WHAT YOU NEED TO DO: With the images removed, repeat the data below exactly.

--- Start of DATA LINES ---

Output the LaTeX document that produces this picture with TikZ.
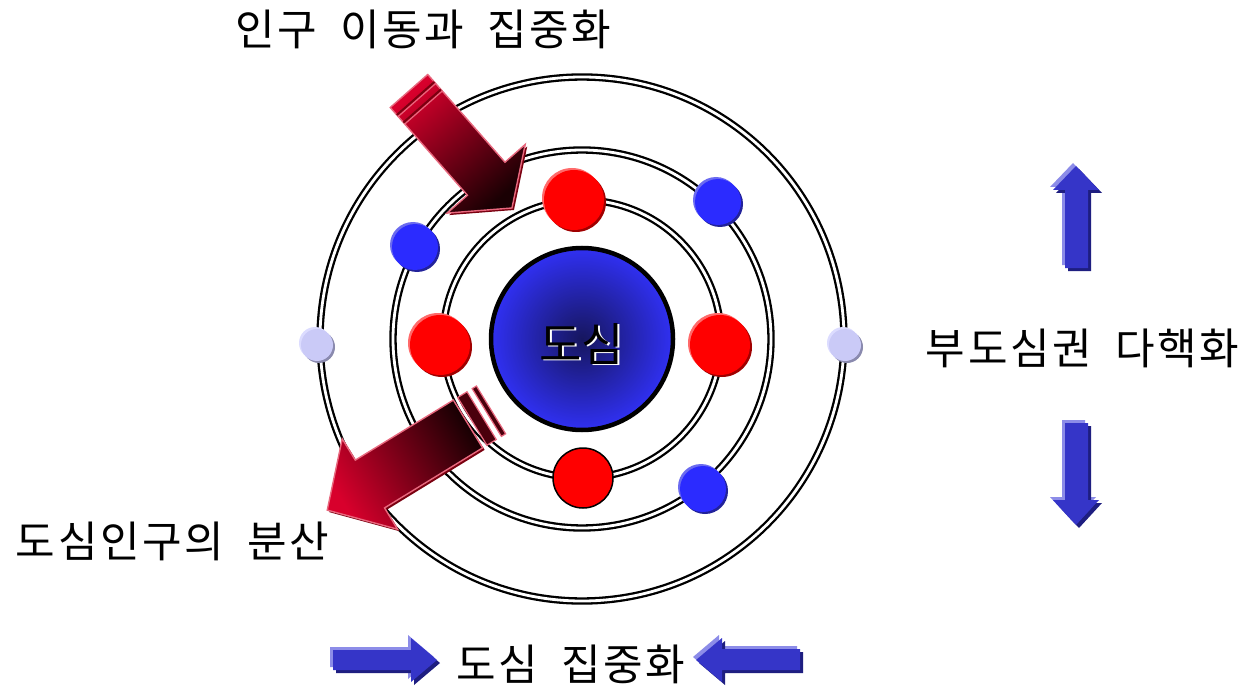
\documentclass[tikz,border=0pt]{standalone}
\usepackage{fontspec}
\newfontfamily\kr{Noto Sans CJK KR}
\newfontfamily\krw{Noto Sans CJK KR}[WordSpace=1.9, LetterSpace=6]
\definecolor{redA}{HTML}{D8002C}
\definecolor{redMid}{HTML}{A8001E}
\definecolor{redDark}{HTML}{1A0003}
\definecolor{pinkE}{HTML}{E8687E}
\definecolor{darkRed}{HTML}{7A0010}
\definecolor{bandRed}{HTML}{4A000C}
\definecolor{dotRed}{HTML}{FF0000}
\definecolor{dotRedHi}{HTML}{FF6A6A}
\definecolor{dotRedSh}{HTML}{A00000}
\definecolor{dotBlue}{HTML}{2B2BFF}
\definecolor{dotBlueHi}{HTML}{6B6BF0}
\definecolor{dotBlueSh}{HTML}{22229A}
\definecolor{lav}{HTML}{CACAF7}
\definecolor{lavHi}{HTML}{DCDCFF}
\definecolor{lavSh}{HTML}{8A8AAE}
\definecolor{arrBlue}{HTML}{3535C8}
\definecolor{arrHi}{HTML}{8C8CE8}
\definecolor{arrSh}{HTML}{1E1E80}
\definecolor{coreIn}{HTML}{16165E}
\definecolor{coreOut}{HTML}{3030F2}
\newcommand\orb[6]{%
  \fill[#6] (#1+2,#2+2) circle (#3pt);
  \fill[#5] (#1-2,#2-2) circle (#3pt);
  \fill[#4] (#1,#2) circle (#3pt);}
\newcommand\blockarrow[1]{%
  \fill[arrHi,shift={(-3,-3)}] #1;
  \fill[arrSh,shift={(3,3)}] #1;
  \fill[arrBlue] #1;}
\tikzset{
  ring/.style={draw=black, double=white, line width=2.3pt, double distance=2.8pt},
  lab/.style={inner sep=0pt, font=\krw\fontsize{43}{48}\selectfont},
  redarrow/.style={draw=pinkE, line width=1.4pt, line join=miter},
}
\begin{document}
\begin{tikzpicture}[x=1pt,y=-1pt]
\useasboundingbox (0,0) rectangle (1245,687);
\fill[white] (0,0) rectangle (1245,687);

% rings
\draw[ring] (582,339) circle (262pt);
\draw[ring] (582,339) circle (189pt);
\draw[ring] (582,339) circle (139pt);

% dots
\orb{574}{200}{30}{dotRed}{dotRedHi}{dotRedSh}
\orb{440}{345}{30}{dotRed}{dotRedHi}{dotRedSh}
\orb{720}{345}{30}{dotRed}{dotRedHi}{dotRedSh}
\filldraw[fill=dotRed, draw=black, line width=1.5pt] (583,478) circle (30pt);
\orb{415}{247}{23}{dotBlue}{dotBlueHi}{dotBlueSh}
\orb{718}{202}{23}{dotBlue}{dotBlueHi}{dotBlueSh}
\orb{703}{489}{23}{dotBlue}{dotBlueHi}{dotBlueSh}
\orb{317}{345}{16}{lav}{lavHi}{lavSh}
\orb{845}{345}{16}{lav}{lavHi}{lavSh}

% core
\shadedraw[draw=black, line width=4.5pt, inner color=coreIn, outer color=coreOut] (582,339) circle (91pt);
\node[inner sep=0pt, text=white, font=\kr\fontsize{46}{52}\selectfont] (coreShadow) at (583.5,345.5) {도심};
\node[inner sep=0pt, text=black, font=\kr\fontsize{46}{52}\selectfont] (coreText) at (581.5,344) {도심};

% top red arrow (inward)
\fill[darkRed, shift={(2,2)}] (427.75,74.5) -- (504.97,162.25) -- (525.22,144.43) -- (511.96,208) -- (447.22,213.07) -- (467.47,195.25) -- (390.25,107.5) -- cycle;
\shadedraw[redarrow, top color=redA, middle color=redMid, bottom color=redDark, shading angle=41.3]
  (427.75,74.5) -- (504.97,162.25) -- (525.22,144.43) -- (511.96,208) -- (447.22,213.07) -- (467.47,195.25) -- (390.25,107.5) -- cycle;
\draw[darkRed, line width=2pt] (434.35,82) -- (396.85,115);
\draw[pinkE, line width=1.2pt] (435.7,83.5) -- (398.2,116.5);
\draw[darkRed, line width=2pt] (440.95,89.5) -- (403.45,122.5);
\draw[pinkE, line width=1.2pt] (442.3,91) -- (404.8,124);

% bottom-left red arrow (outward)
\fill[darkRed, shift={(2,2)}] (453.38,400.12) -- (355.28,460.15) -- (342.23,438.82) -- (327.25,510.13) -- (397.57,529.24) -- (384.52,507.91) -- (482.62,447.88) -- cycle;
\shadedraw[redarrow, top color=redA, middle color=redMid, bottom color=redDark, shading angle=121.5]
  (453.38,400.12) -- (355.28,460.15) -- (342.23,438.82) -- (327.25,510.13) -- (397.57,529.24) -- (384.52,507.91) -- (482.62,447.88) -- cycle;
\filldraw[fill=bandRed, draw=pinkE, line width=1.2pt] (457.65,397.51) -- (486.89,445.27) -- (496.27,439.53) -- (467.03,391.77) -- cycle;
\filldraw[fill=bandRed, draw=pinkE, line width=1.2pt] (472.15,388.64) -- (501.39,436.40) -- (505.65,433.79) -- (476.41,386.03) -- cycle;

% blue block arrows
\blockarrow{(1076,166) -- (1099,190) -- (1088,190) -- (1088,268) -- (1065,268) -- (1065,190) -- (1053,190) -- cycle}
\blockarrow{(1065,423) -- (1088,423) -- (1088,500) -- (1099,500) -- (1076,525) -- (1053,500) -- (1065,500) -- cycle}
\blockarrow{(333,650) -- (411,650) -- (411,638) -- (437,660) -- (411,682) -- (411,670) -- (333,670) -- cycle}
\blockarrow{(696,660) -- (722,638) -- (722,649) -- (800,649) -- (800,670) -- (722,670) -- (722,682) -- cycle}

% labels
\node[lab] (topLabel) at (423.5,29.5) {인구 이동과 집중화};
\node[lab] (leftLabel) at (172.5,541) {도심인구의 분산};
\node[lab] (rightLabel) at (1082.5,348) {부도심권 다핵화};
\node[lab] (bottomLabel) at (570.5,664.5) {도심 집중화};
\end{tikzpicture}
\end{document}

--- End of DATA LINES ---

EXERCISE RESPONSE:
Output the LaTeX document that produces this picture with TikZ.
\documentclass[tikz,border=0pt]{standalone}
\usepackage{fontspec}
\newfontfamily\kr{Noto Sans CJK KR}
\newfontfamily\krw{Noto Sans CJK KR}[WordSpace=1.9, LetterSpace=6]
\definecolor{redA}{HTML}{D8002C}
\definecolor{redMid}{HTML}{A8001E}
\definecolor{redDark}{HTML}{1A0003}
\definecolor{pinkE}{HTML}{E8687E}
\definecolor{darkRed}{HTML}{7A0010}
\definecolor{bandRed}{HTML}{4A000C}
\definecolor{dotRed}{HTML}{FF0000}
\definecolor{dotRedHi}{HTML}{FF6A6A}
\definecolor{dotRedSh}{HTML}{A00000}
\definecolor{dotBlue}{HTML}{2B2BFF}
\definecolor{dotBlueHi}{HTML}{6B6BF0}
\definecolor{dotBlueSh}{HTML}{22229A}
\definecolor{lav}{HTML}{CACAF7}
\definecolor{lavHi}{HTML}{DCDCFF}
\definecolor{lavSh}{HTML}{8A8AAE}
\definecolor{arrBlue}{HTML}{3535C8}
\definecolor{arrHi}{HTML}{8C8CE8}
\definecolor{arrSh}{HTML}{1E1E80}
\definecolor{coreIn}{HTML}{16165E}
\definecolor{coreOut}{HTML}{3030F2}
\newcommand\orb[6]{%
  \fill[#6] (#1+2,#2+2) circle (#3pt);
  \fill[#5] (#1-2,#2-2) circle (#3pt);
  \fill[#4] (#1,#2) circle (#3pt);}
\newcommand\blockarrow[1]{%
  \fill[arrHi,shift={(-3,-3)}] #1;
  \fill[arrSh,shift={(3,3)}] #1;
  \fill[arrBlue] #1;}
\tikzset{
  ring/.style={draw=black, double=white, line width=2.3pt, double distance=2.8pt},
  lab/.style={inner sep=0pt, font=\krw\fontsize{43}{48}\selectfont},
  redarrow/.style={draw=pinkE, line width=1.4pt, line join=miter},
}
\begin{document}
\begin{tikzpicture}[x=1pt,y=-1pt]
\useasboundingbox (0,0) rectangle (1245,687);
\fill[white] (0,0) rectangle (1245,687);

% rings
\draw[ring] (582,339) circle (262pt);
\draw[ring] (582,339) circle (189pt);
\draw[ring] (582,339) circle (139pt);

% dots
\orb{574}{200}{30}{dotRed}{dotRedHi}{dotRedSh}
\orb{440}{345}{30}{dotRed}{dotRedHi}{dotRedSh}
\orb{720}{345}{30}{dotRed}{dotRedHi}{dotRedSh}
\filldraw[fill=dotRed, draw=black, line width=1.5pt] (583,478) circle (30pt);
\orb{415}{247}{23}{dotBlue}{dotBlueHi}{dotBlueSh}
\orb{718}{202}{23}{dotBlue}{dotBlueHi}{dotBlueSh}
\orb{703}{489}{23}{dotBlue}{dotBlueHi}{dotBlueSh}
\orb{317}{345}{16}{lav}{lavHi}{lavSh}
\orb{845}{345}{16}{lav}{lavHi}{lavSh}

% core
\shadedraw[draw=black, line width=4.5pt, inner color=coreIn, outer color=coreOut] (582,339) circle (91pt);
\node[inner sep=0pt, text=white, font=\kr\fontsize{46}{52}\selectfont] (coreShadow) at (583.5,345.5) {도심};
\node[inner sep=0pt, text=black, font=\kr\fontsize{46}{52}\selectfont] (coreText) at (581.5,344) {도심};

% top red arrow (inward)
\fill[darkRed, shift={(2,2)}] (427.75,74.5) -- (504.97,162.25) -- (525.22,144.43) -- (511.96,208) -- (447.22,213.07) -- (467.47,195.25) -- (390.25,107.5) -- cycle;
\shadedraw[redarrow, top color=redA, middle color=redMid, bottom color=redDark, shading angle=41.3]
  (427.75,74.5) -- (504.97,162.25) -- (525.22,144.43) -- (511.96,208) -- (447.22,213.07) -- (467.47,195.25) -- (390.25,107.5) -- cycle;
\draw[darkRed, line width=2pt] (434.35,82) -- (396.85,115);
\draw[pinkE, line width=1.2pt] (435.7,83.5) -- (398.2,116.5);
\draw[darkRed, line width=2pt] (440.95,89.5) -- (403.45,122.5);
\draw[pinkE, line width=1.2pt] (442.3,91) -- (404.8,124);

% bottom-left red arrow (outward)
\fill[darkRed, shift={(2,2)}] (453.38,400.12) -- (355.28,460.15) -- (342.23,438.82) -- (327.25,510.13) -- (397.57,529.24) -- (384.52,507.91) -- (482.62,447.88) -- cycle;
\shadedraw[redarrow, top color=redA, middle color=redMid, bottom color=redDark, shading angle=121.5]
  (453.38,400.12) -- (355.28,460.15) -- (342.23,438.82) -- (327.25,510.13) -- (397.57,529.24) -- (384.52,507.91) -- (482.62,447.88) -- cycle;
\filldraw[fill=bandRed, draw=pinkE, line width=1.2pt] (457.65,397.51) -- (486.89,445.27) -- (496.27,439.53) -- (467.03,391.77) -- cycle;
\filldraw[fill=bandRed, draw=pinkE, line width=1.2pt] (472.15,388.64) -- (501.39,436.40) -- (505.65,433.79) -- (476.41,386.03) -- cycle;

% blue block arrows
\blockarrow{(1076,166) -- (1099,190) -- (1088,190) -- (1088,268) -- (1065,268) -- (1065,190) -- (1053,190) -- cycle}
\blockarrow{(1065,423) -- (1088,423) -- (1088,500) -- (1099,500) -- (1076,525) -- (1053,500) -- (1065,500) -- cycle}
\blockarrow{(333,650) -- (411,650) -- (411,638) -- (437,660) -- (411,682) -- (411,670) -- (333,670) -- cycle}
\blockarrow{(696,660) -- (722,638) -- (722,649) -- (800,649) -- (800,670) -- (722,670) -- (722,682) -- cycle}

% labels
\node[lab] (topLabel) at (423.5,29.5) {인구 이동과 집중화};
\node[lab] (leftLabel) at (172.5,541) {도심인구의 분산};
\node[lab] (rightLabel) at (1082.5,348) {부도심권 다핵화};
\node[lab] (bottomLabel) at (570.5,664.5) {도심 집중화};
\end{tikzpicture}
\end{document}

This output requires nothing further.